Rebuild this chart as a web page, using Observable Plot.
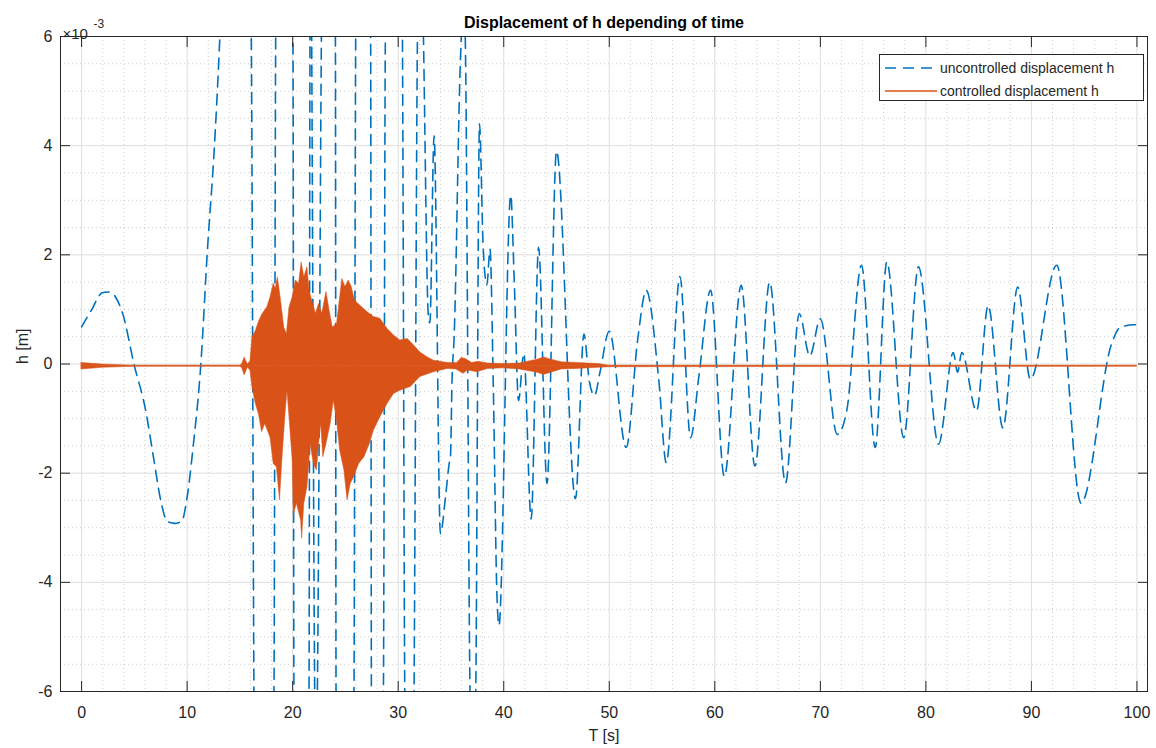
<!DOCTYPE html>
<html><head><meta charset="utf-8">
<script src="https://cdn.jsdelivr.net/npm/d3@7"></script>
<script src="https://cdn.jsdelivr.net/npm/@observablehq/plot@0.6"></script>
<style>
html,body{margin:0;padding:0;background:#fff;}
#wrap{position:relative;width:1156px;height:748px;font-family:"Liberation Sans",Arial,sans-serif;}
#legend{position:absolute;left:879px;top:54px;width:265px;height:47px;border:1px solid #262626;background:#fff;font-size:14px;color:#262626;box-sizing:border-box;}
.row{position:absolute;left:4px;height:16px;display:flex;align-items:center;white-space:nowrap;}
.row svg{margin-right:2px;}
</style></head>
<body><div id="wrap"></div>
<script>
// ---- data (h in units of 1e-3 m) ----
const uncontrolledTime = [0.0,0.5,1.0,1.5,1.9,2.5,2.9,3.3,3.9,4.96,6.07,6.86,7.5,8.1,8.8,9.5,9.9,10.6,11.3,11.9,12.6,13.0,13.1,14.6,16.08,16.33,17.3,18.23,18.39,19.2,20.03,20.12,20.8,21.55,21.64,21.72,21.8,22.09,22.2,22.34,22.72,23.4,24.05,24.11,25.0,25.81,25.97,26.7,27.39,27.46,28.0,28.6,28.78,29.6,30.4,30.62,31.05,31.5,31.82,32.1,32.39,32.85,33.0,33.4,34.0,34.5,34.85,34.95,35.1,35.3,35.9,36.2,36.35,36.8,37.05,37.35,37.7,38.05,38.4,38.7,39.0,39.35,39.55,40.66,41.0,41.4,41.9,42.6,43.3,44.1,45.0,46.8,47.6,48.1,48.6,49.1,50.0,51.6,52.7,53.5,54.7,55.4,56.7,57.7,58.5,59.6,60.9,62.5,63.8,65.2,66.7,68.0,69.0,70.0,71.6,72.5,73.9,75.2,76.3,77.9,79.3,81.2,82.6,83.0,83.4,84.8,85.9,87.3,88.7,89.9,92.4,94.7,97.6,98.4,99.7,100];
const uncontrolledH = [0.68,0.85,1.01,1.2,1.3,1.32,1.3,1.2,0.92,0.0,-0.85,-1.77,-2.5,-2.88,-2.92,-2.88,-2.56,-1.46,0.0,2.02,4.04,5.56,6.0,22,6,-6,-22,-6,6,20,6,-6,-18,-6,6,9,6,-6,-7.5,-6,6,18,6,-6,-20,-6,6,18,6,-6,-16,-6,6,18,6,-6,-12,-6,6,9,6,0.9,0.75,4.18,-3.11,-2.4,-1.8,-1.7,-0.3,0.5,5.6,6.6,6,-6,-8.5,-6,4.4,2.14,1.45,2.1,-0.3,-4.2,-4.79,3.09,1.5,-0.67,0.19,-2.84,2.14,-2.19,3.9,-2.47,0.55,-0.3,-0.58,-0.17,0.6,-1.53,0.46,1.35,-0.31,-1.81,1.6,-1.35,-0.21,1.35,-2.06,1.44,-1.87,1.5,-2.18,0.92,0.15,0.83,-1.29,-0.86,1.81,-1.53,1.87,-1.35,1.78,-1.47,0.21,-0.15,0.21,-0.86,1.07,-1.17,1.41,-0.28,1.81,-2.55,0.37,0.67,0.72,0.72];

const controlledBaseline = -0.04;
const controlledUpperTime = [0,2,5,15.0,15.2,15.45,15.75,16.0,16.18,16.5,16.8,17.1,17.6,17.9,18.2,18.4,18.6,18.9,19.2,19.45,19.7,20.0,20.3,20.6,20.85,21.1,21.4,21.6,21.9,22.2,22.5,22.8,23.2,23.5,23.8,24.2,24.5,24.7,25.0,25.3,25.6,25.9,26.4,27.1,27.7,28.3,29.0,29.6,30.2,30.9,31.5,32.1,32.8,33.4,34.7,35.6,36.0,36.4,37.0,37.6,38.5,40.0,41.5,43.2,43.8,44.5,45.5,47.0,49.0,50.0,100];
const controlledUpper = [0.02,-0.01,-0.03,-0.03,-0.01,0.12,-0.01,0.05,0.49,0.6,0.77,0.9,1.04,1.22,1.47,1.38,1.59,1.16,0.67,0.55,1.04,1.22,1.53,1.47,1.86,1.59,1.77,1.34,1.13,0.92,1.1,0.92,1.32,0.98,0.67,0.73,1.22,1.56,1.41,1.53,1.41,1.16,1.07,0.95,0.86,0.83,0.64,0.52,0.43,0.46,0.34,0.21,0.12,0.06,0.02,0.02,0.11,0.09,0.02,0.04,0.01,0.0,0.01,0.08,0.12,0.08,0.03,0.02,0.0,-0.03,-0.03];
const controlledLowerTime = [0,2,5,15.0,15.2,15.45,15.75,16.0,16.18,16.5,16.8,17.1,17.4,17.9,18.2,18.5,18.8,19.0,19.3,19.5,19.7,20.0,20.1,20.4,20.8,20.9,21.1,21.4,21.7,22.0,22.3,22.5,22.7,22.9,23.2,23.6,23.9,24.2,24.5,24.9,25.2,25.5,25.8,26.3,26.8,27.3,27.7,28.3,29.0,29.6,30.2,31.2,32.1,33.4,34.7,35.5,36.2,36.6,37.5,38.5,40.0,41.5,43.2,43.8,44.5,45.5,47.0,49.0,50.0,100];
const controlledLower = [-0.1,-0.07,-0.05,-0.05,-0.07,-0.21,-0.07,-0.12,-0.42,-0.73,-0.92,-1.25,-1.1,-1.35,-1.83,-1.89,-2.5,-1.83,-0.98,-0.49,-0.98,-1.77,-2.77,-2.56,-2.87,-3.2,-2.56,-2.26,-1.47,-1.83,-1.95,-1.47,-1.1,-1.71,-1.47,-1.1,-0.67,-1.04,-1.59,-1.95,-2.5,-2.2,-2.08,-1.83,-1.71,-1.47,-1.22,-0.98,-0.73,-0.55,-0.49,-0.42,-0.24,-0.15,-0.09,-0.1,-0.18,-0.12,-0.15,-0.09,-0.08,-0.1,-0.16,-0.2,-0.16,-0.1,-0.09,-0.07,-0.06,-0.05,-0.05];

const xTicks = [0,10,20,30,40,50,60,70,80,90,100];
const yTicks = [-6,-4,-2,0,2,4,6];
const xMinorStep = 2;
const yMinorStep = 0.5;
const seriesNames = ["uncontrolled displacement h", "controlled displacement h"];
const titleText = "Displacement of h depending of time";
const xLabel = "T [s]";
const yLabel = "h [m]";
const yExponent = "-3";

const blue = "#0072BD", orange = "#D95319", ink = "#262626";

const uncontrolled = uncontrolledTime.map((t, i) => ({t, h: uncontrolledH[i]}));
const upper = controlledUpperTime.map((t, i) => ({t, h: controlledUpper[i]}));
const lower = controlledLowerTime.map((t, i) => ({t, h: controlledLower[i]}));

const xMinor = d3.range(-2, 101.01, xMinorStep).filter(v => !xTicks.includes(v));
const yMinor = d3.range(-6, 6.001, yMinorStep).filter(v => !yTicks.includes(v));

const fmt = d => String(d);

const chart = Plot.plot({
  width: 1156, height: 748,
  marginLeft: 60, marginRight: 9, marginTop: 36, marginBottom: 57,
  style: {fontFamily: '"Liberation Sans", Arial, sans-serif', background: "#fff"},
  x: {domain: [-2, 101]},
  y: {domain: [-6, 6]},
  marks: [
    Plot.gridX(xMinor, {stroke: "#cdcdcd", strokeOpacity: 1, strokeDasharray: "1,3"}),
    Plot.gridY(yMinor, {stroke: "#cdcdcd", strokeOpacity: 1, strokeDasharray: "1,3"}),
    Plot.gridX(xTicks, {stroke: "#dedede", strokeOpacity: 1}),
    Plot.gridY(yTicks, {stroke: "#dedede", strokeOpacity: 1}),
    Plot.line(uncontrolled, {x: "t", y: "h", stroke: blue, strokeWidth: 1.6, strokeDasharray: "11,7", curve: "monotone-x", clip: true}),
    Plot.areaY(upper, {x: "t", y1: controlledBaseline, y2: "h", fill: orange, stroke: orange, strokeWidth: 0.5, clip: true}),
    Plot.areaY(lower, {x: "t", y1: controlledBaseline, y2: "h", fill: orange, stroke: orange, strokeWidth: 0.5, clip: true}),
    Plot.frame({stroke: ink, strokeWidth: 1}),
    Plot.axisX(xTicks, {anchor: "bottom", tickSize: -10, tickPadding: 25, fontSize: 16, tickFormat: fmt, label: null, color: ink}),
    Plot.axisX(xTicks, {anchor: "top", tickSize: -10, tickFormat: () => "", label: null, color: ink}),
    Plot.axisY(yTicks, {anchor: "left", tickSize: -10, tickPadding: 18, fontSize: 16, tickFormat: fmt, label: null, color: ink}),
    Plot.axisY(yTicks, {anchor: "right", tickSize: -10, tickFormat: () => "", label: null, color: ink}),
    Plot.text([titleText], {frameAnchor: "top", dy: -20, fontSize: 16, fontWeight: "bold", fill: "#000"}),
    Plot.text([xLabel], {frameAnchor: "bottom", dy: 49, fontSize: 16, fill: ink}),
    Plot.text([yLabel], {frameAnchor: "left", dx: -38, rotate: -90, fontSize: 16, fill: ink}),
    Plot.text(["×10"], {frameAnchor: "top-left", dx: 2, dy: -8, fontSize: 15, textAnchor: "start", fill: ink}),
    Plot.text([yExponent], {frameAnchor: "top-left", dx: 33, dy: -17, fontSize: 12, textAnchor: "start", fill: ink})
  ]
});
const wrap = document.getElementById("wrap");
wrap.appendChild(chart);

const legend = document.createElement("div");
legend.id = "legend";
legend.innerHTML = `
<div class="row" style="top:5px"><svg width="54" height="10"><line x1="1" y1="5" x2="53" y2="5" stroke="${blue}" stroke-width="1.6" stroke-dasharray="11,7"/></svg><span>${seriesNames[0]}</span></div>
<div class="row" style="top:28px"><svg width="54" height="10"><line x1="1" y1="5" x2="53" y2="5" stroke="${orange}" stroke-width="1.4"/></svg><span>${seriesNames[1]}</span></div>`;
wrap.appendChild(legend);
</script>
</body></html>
----------------------------------------
■ **EXERCISE OBJECTIVE**: Which lines hold the string "chart"? List them all.

■ **RESULT**:
Rebuild this chart as a web page, using Observable Plot.
const chart = Plot.plot({
wrap.appendChild(chart);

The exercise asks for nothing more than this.